Tigris agit rabida cum tigride pacem
Perpetuam, saevis inter se convenit ursis.


Man is said to be a Sociable Animal, and, as an Instance of it, we may observe, that we take all Occasions and Pretences of forming ourselves into those little Nocturnal Assemblies, which are commonly known by the name of ‘Clubs’. When a Sett of Men find themselves agree in any Particular, tho’ never so trivial, they establish themselves into a kind of Fraternity, and meet once or twice a Week, upon the Account of such a Fantastick-Resemblance. I know a considerable Market-town, in which there was a Club of Fat-Men, that did not come together (as you may well suppose) to entertain one another with Sprightliness and Wit, but to keep one another in Countenance: The Room, where the Club met, was something of the largest, and had two Entrances, the one by a Door of a moderate Size, and the other by a Pair of Folding-Doors. If a Candidate for this Corpulent Club could make his Entrance through the first he was looked upon as unqualified; but if he stuck in the Passage, and could not force his Way through it, the Folding-Doors were immediately thrown open for his Reception, and he was saluted as a Brother. I have heard that this Club, though it consisted but of fifteen Persons, weighed above three Tun.

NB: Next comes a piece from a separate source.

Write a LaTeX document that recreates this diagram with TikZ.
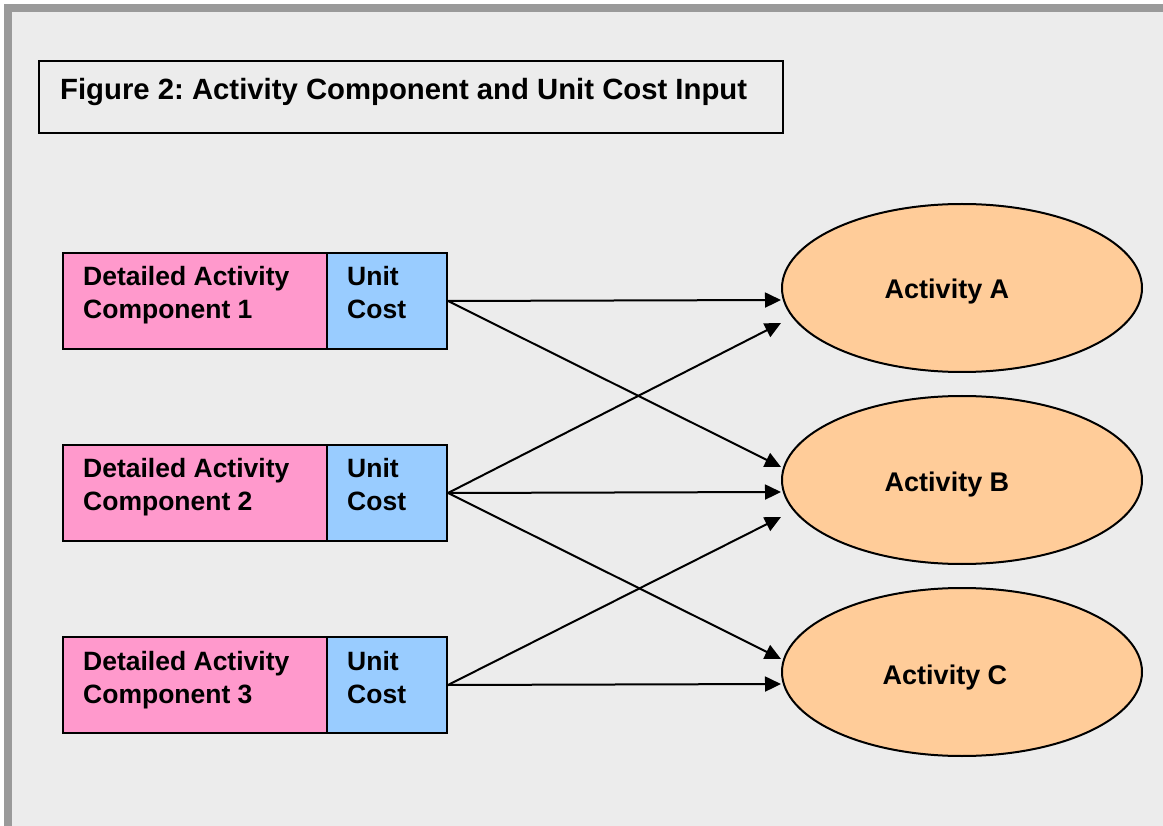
\documentclass[tikz,border=0pt]{standalone}
\usepackage{fontspec}
\setmainfont{Liberation Sans}
\usetikzlibrary{arrows.meta,calc,shapes.geometric}
\frenchspacing
\definecolor{bgc}{HTML}{ECECEC}
\definecolor{framec}{HTML}{9A9A9A}
\definecolor{pinkc}{HTML}{FF99CC}
\definecolor{bluec}{HTML}{99CCFF}
\definecolor{orangec}{HTML}{FFCC99}
\tikzset{
  compbox/.style={draw=black, line width=2pt, fill=pinkc, minimum width=264pt, minimum height=96pt, inner sep=0pt},
  costbox/.style={draw=black, line width=2pt, fill=bluec, minimum width=120pt, minimum height=96pt, inner sep=0pt},
  boxtext/.style={font=\fontsize{26.5}{33}\selectfont\bfseries, anchor=base west, inner sep=0pt},
  actnode/.style={draw=black, line width=2pt, fill=orangec, ellipse, minimum width=360pt, minimum height=168pt, inner sep=0pt},
  acttext/.style={font=\fontsize{27}{30}\selectfont\bfseries, anchor=base, inner sep=0pt},
  link/.style={line width=2pt, -{Triangle[length=16pt,width=15pt]}}
}
\begin{document}
\begin{tikzpicture}[x=1pt,y=-1pt]
\useasboundingbox (0,0) rectangle (1163,826);
\fill[white] (0,0) rectangle (1163,826);
\fill[framec] (4,4) rectangle (1163,826);
\fill[bgc] (12,12) rectangle (1163,826);
% title
\node[draw=black, line width=2pt, minimum width=744pt, minimum height=72pt, anchor=north west, inner sep=0pt] (title) at (38,60) {};
\node[anchor=base west, inner sep=0pt, font=\fontsize{29.3}{34}\selectfont\bfseries] (titletext) at (60,100) {Figure 2: Activity Component and Unit Cost Input};
% component boxes
\foreach \i/\y in {1/252,2/444,3/636}{
  \node[compbox, anchor=north west] (c\i) at (62,\y) {};
  \node[costbox, anchor=north west] (u\i) at (326,\y) {};
  \node[boxtext] (ct\i) at (83,\y+34) {Detailed Activity};
  \node[boxtext] (cs\i) at (83,\y+67) {Component \i};
  \node[boxtext] (ut\i) at (347,\y+34) {Unit};
  \node[boxtext] (us\i) at (347,\y+67) {Cost};
}
% activities
\node[actnode] (A) at (962,288) {};
\node[actnode] (B) at (962,480) {};
\node[actnode] (C) at (962,672) {};
\node[acttext] (At) at (947,299) {Activity A};
\node[acttext] (Bt) at (947,491) {Activity B};
\node[acttext] (Ct) at (945,684) {Activity C};
% target coordinates
\coordinate (a1) at ($(A.west)+(0,12)$);
\coordinate (a2) at ($(A.west)+(0,35)$);
\coordinate (b1) at ($(B.west)+(0,-13)$);
\coordinate (b2) at ($(B.west)+(0,12)$);
\coordinate (b3) at ($(B.west)+(0,37)$);
\coordinate (cc1) at ($(C.west)+(0,-13)$);
\coordinate (cc2) at ($(C.west)+(0,12)$);
% connectors
\draw[link] (u1.east) -- (a1);
\draw[link] (u1.east) -- (b1);
\draw[link] (u2.east) -- (a2);
\draw[link] (u2.east) -- (b2);
\draw[link] (u2.east) -- (cc1);
\draw[link] (u3.east) -- (b3);
\draw[link] (u3.east) -- (cc2);
\end{tikzpicture}
\end{document}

In Opposition to this Society, there sprung up another composed of Scare-Crows and Skeletons, who being very meagre and envious, did all they could to thwart the Designs of their Bulky Brethren, whom they represented as Men of Dangerous Principles; till at length they worked them out of the Favour of the People, and consequently out of the Magistracy. These Factions tore the Corporation in Pieces for several Years, till at length they came to this Accommodation; that the two Bailiffs of the Town should be annually chosen out of the two Clubs; by which Means the principal Magistrates are at this Day coupled like Rabbets, one fat and one lean.

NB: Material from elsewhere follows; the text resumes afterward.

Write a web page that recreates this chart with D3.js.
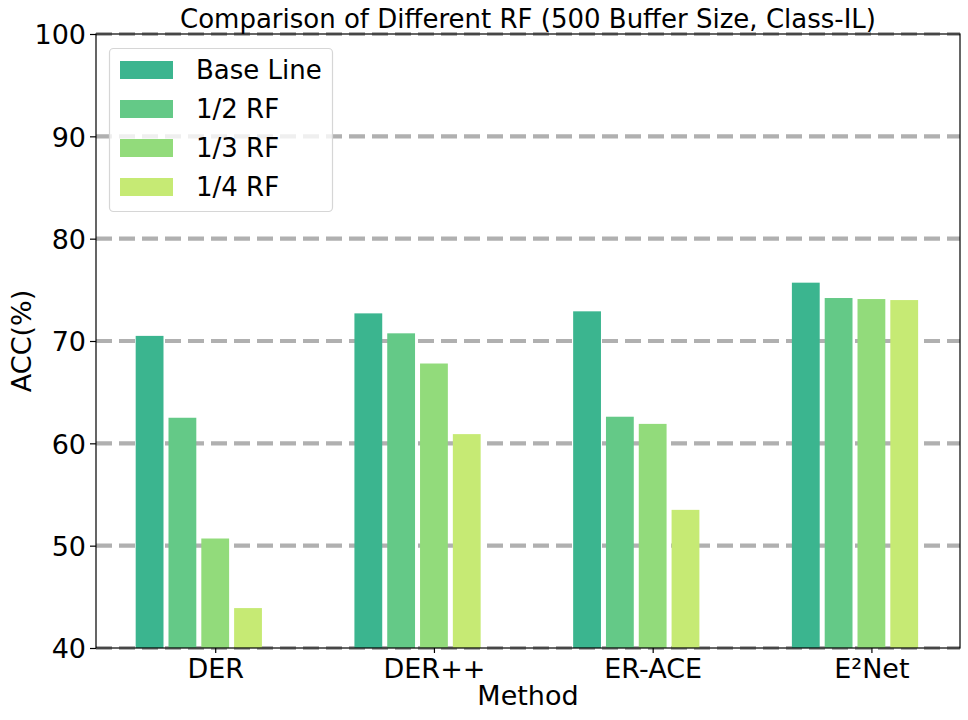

Every one has heard of the Club, or rather the Confederacy, of the ‘Kings’. This grand Alliance was formed a little after the Return of King ‘Charles’ the Second, and admitted into it Men of all Qualities and Professions, provided they agreed in this Sir-name of ‘King’, which, as they imagined, sufficiently declared the Owners of it to be altogether untainted with Republican and Anti-Monarchical Principles.

A Christian Name has likewise been often used as a Badge of Distinction, and made the Occasion of a Club. That of the ‘Georges’, which used to meet at the Sign of the ‘George’, on St. ‘George’s’ day, and swear ‘Before George’, is still fresh in every one’s Memory.

There are at present in several Parts of this City what they call ‘Street-Clubs’, in which the chief Inhabitants of the Street converse together every Night. I remember, upon my enquiring after Lodgings in ‘Ormond-Street’, the Landlord, to recommend that Quarter of the Town, told me there was at that time a very good Club in it; he also told me, upon further Discourse with him, that two or three noisy Country Squires, who were settled there the Year before, had considerably sunk the Price of House-Rent; and that the Club (to prevent the like Inconveniencies for the future) had thoughts of taking every House that became vacant into their own Hands, till they had found a Tenant for it, of a Sociable Nature and good Conversation.

The ‘Hum-Drum’ Club, of which I was formerly an unworthy Member, was made up of very honest Gentlemen, of peaceable Dispositions, that used to sit together, smoak their Pipes, and say nothing ’till Midnight. The ‘Mum’ Club (as I am informed) is an Institution of the same Nature, and as great an Enemy to Noise.